The correct option is D $II,III,IV$

Since 1 L of $N{H}_{4}Cl+N{H}_{4}OH$ mixture is added to 1 L of 0.1 M metal ion solution, the concentration of each species will be reduced to half.
$\left[O{H}^{-}\right]=\frac{{10}^{-6}M}{2}={10}^{-3}M$
$M^{2+}=\frac{0.1M}{2}=0.05M$
For $Ba(OH{)}_2$, $Q=\left[B{a}^{2+}\right]\times [O{H}^{-}{]}^2$
$Q=0.05\times [{10}^{-3}{]}^2$
$Q=5\times {10}^{-8}$ which is less than $K_{sp}(5\times {10}^{-3})$. Hence, no precipitation will occur.
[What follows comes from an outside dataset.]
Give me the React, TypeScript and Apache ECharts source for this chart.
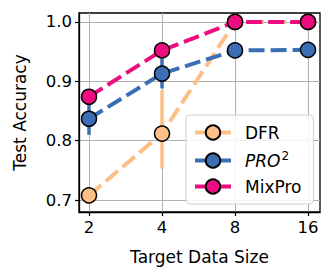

For $Ni(OH{)}_2$, $Q=\left[N{i}^{2+}\right]\times [O{H}^{-}{]}^2$
$Q=0.05\times [{10}^{-3}{]}^2$
$Q=5\times {10}^{-8}$ which is more than $K_{sp}(1.6\times {10}^{-16})$. Hence, precipitation will occur.
For $Mn(OH{)}_2$, $Q=\left[M{n}^{2+}\right]\times [O{H}^{-}{]}^2$
$Q=0.05\times [{10}^{-3}{]}^2$
$Q=5\times {10}^{-8}$ which is more than $K_{sp}(2\times {10}^{-13})$. Hence, precipitation will occur.
For $Fe(OH{)}_2$, $Q=\left[F{e}^{2+}\right]\times [O{H}^{-}{]}^2$
$Q=0.05\times [{10}^{-3}{]}^2$
$Q=5\times {10}^{-8}$ which is more than $K_{sp}(8\times {10}^{-16})$. Hence, precipitation will occur.